Milli Vanilli, Vanilla Ice and their ilk need not apply – Young Glory is no place for one-hit wonders. The new international creativity competition co-founded by a Canadian creative is being billed as the first to reward consistency.
The eight-month competition invites participants to create work for briefs set by eight industry “giants,” including Gav Gordon-Rogers, former executive creative director at Agency Republic and current creative director at LBi Edinburgh, and Graham Kelly, national executive creative director at OgilvyOne India.
Co-created by Rafik Belmesk, a strategic planner with Montreal agency LG2, and Brendan Graham, a copywriter and “strategy guy” at the Australian agency Soap Creative, Young Glory is a global competition open to students and ad professionals under the age of 30.
Participants in two categories – Student and Professional – are scored for work produced for each brief, with the cumulative total determining the winner in each category. The competition will also award School of the Year and Network of the Year honours based on the combined point totals.
“They say in business that anybody can have a good idea, but if you want to be called a real creative professional, you’ve got to have good ideas all the time,” said Belmesk. “Young Glory is a competition that rewards consistency.”
The team of Duncan Mungee and Shahak Shapira, graduates of the Miami Ad School in Hamburg and now employed at McCann in the UK and Germany’s Jung Von Matt respectively, are currently leading the Student competition with 78 points, while Alan Jones, a freelancer based in Auckland, is the runaway leader in the Professional category with 81 points – 23 points ahead of the second place team.

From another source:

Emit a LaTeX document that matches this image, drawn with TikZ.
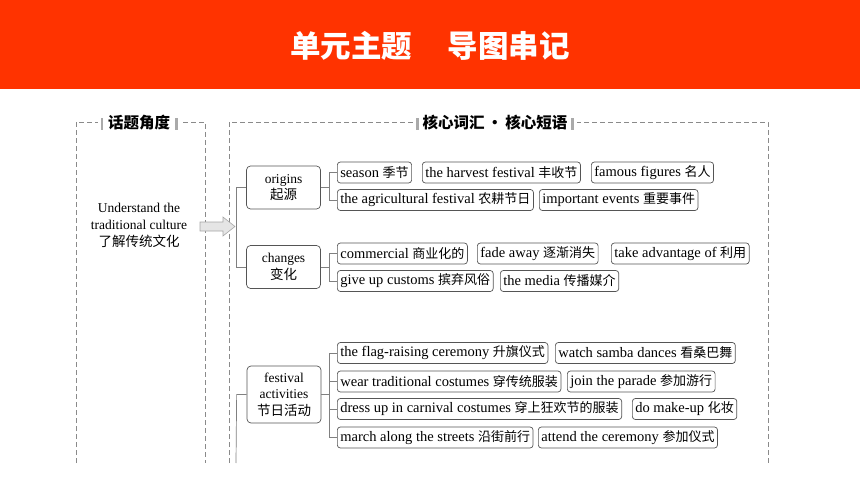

The highest ranked Canadian team is Team Paperboys, consisting of Xavier Blais from BOS Montreal and Jeff Lee from Sid Lee. They are currently ranked ninth in the Professionals category with 35 points.
Belmesk said the overall calibre of the entries has been good. “We’ve got some top judges, and everybody’s been impressed by the quality of the work,” he said.
Belmesk also characterized most of the winning work as “discipline neutral,” meaning that it moves beyond traditional TV, print or even online advertising to encompass everything from packaging to distribution to product innovation.
The winning work shows a potential way forward for the marketing/advertising function, said Belmesk. “[Agencies] are trying to have a bigger impact on their clients’ brands than just a 30-second commercial,” he said.
Marc Fortin, senior partner and vice-president, executive creative director at LG2, has set the seventh brief in the competition for a new venture from Just for Laughs and Live Nation called JFL42.
“People need to laugh, so it’s a brief that everybody in the world can relate to,” said Belmesk. “There are a lot of interesting parallels between our two industries, so I’m looking forward to what people come up with.”
Previous briefs have included the Aakash (Sky) tablet device, which is aimed helping Indian students in small towns and villages bridge the digital divide; helping the Occupy Movement benefit from marketing, and encouraging people to make regular donations to Wikipedia.